Слова разлетелись осенними листьями по пустой комнате. Не включая свет, Ева добралась до ванны и взглянула на своё отражение. Словно картинка, обложка журнала мод. Но это было не её лицо, а чьё-то чужое. Чей-то чужой идеал. И так жили все люди нового мира — жили с чужим лицом. Гонялись на огромных скоростях, потребляли «безопасные» наркотики, скупали как можно больше, ездили в далёкие экзотические страны, чтобы пить шампанское и валяться у бассейна в отеле. Всё, что угодно, лишь бы заполнить пропасть внутри. Запихнуть туда что угодно, лишь бы забыть об истинном себе.
Ева продолжала смотреть, и ей показалось, что чужие черты на мгновение расплылись, превратившись в кого-то другого.

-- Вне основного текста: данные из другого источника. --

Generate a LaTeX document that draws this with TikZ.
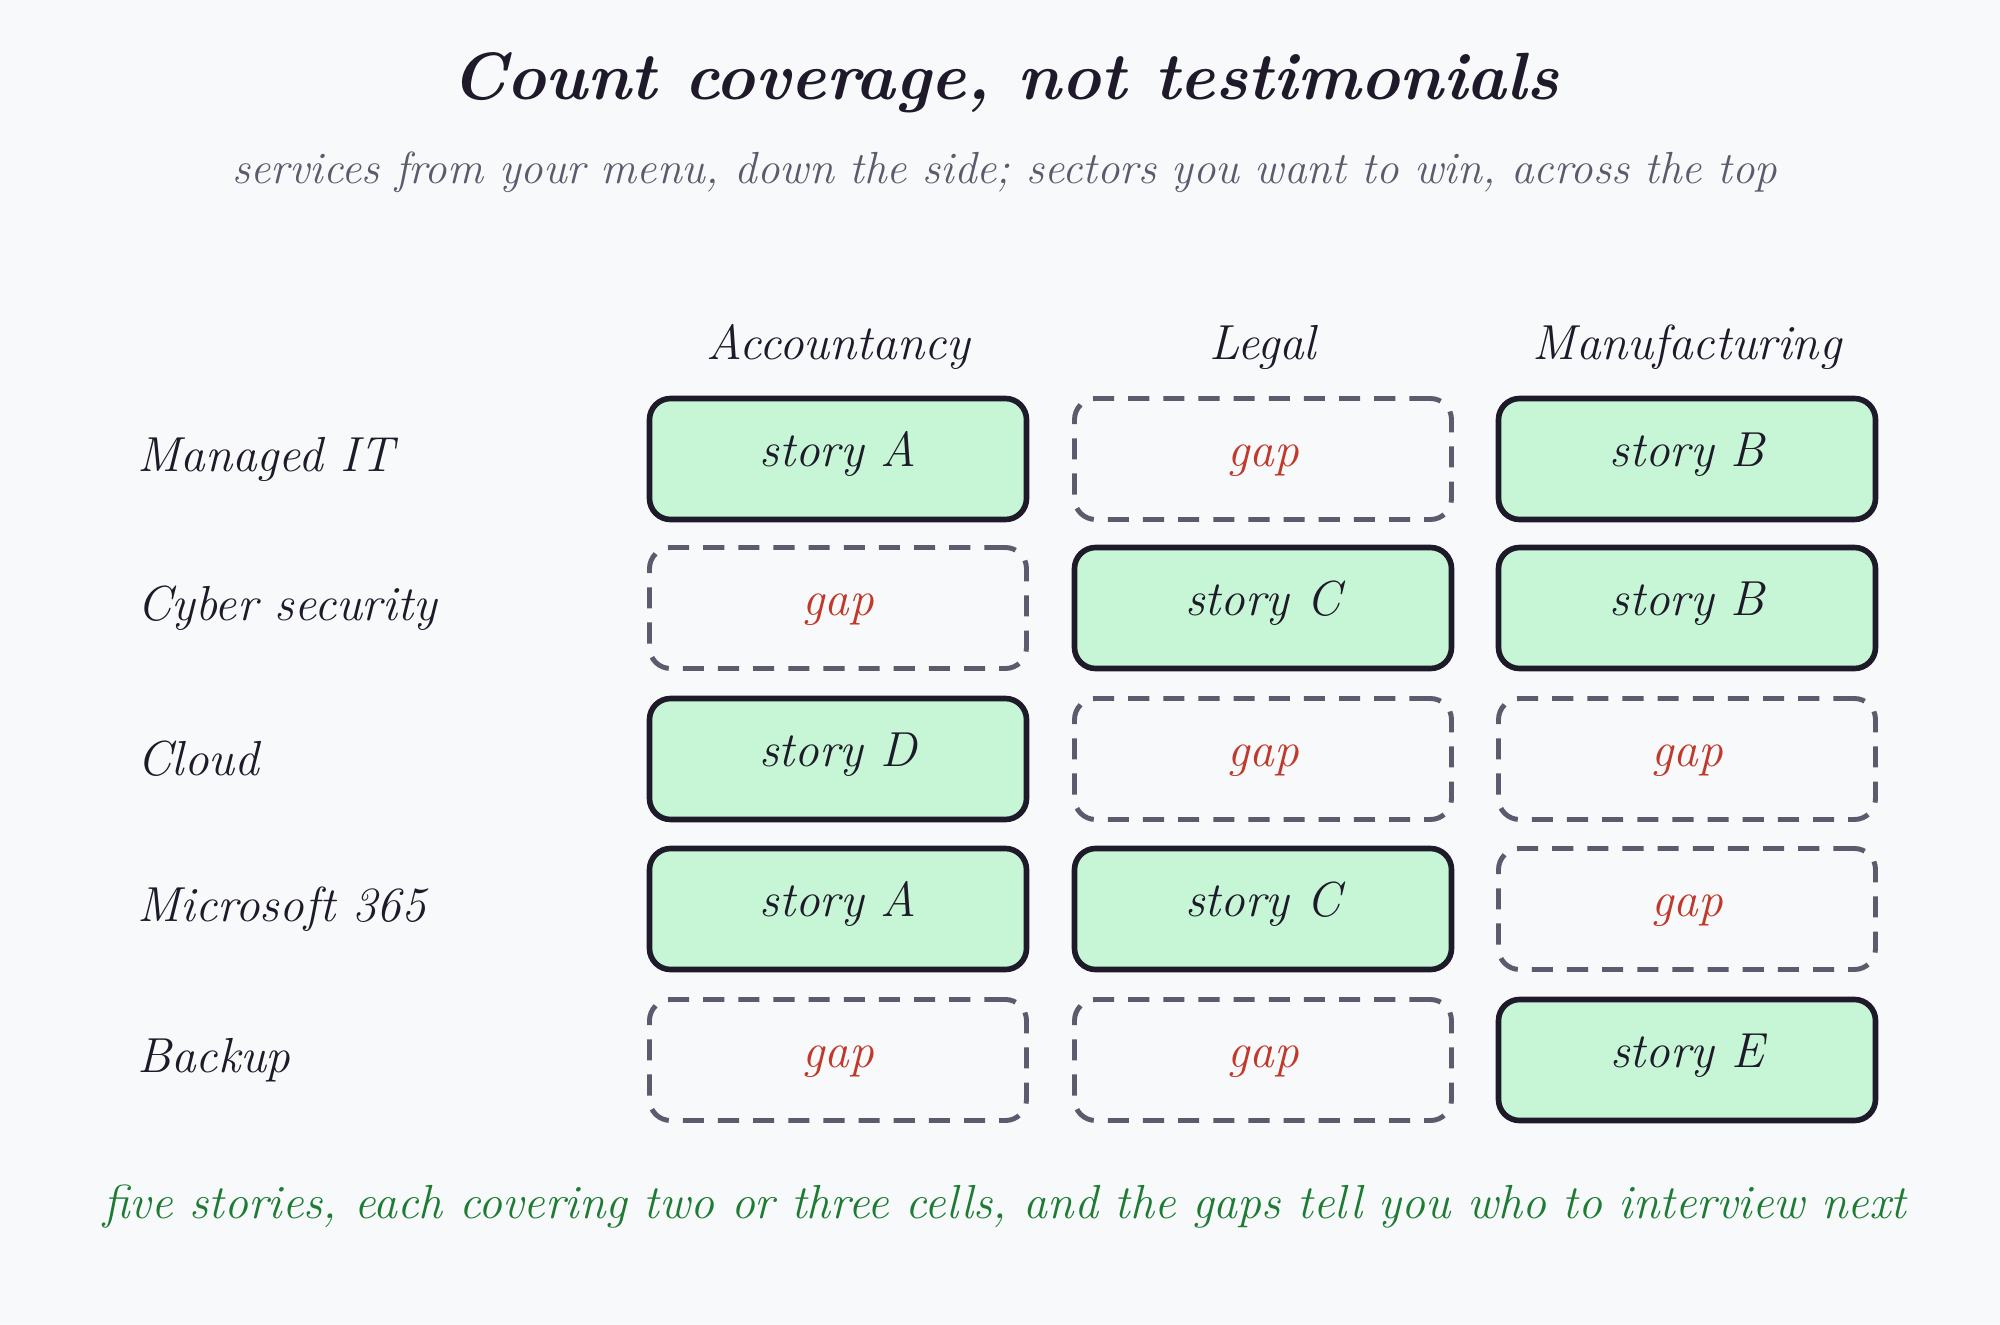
\documentclass[tikz,border=0pt]{standalone}
\usepackage{tikz}
\usetikzlibrary{positioning}
\definecolor{bgcol}{HTML}{F8F9FB}
\definecolor{inkcol}{HTML}{1E1A2A}
\definecolor{greycol}{HTML}{5E5A6E}
\definecolor{fillcol}{HTML}{C6F6D5}
\definecolor{gapcol}{HTML}{C0392B}
\definecolor{notecol}{HTML}{1E7B34}
\tikzset{
  story/.style={draw=inkcol, line width=1.6pt, rounded corners=6pt, fill=fillcol,
    minimum width=3.77cm, minimum height=1.21cm, text height=1.6ex, text depth=0.6ex,
    font=\fontsize{14}{17}\selectfont\itshape, text=inkcol},
  gap/.style={draw=greycol, line width=1.4pt, dash pattern=on 6pt off 4pt, rounded corners=6pt,
    minimum width=3.77cm, minimum height=1.21cm, text height=1.6ex, text depth=0.6ex,
    font=\fontsize{14}{17}\selectfont\itshape, text=gapcol},
  head/.style={font=\fontsize{14}{17}\selectfont\itshape, text=inkcol},
  row/.style={font=\fontsize{14}{17}\selectfont\itshape, text=inkcol, anchor=west}
}
\begin{document}
\begin{tikzpicture}
  \fill[bgcol] (0,0) rectangle (20,-13.25);
  \useasboundingbox (0,0) rectangle (20,-13.25);
  \node (title) [font=\fontsize{19}{23}\selectfont\bfseries\itshape, text=inkcol] at (10.05,-0.83) {Count coverage, not testimonials};
  \node (sub) [font=\fontsize{12.8}{15}\selectfont\itshape, text=greycol] at (10.05,-1.72) {services from your menu, down the side; sectors you want to win, across the top};
  % column heads
  \node (h1) [head] at (8.38,-3.47) {Accountancy};
  \node (h2) [head] at (12.63,-3.47) {Legal};
  \node (h3) [head] at (16.87,-3.47) {Manufacturing};
  % row labels
  \node (r1) [row] at (1.25,-4.59) {Managed IT};
  \node (r2) [row] at (1.25,-6.08) {Cyber security};
  \node (r3) [row] at (1.25,-7.59) {Cloud};
  \node (r4) [row] at (1.25,-9.09) {Microsoft 365};
  \node (r5) [row] at (1.25,-10.6) {Backup};
  % cells
  \foreach \y/\r/\ka/\ta/\kb/\tb/\kc/\tc in {
      -4.59/1/story/story A/gap/gap/story/story B,
      -6.08/2/gap/gap/story/story C/story/story B,
      -7.59/3/story/story D/gap/gap/gap/gap,
      -9.09/4/story/story A/story/story C/gap/gap,
      -10.6/5/gap/gap/gap/gap/story/story E} {
    \node (c\r a) [\ka] at (8.38,\y) {\ta};
    \node (c\r b) [\kb] at (12.63,\y) {\tb};
    \node (c\r c) [\kc] at (16.87,\y) {\tc};
  }
  \node (note) [font=\fontsize{13.6}{16}\selectfont\itshape, text=notecol] at (10.05,-12.07) {five stories, each covering two or three cells, and the gaps tell you who to interview next};
\end{tikzpicture}
\end{document}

— Я выше своего тела, — прошептала Ева этому кому-то. — Я знаю правильный вопрос, и это вовсе не «Что ты видишь в зеркале?». Это «Кого ты видишь в зеркале».
Ева знала, что ей не нужно зеркало, чтобы увидеть себя.

На следующее собрание Ева Нейл не пришла. Её имя попало в хроники вместе с жуткой фотографией: Ева нанесла себе множество ножевых ранений, которые и привели к летальному исходу. Заголовки сменяли друг друга: «Единственный случай…», «Первый из десятков…», «Первый из тысячи...» — первое самоубийство из нескончаемой волны смертей. Разница между мнимым и подлинным нашла выход в статистике травм и самоубийств, шокировав идеальный мир, оказавшийся слишком хрупким и тонким, чтобы вынести этот удар. Ухудшали дело ещё и убийцы, так называемые искатели «истины». Тысячи и сотни тысяч таких, как остроносый Али, поклялись прекратить лживый спектакль, сорвав маски с его участников.
Вот только очень сложно сорвать маску, когда она уже вросла в тело.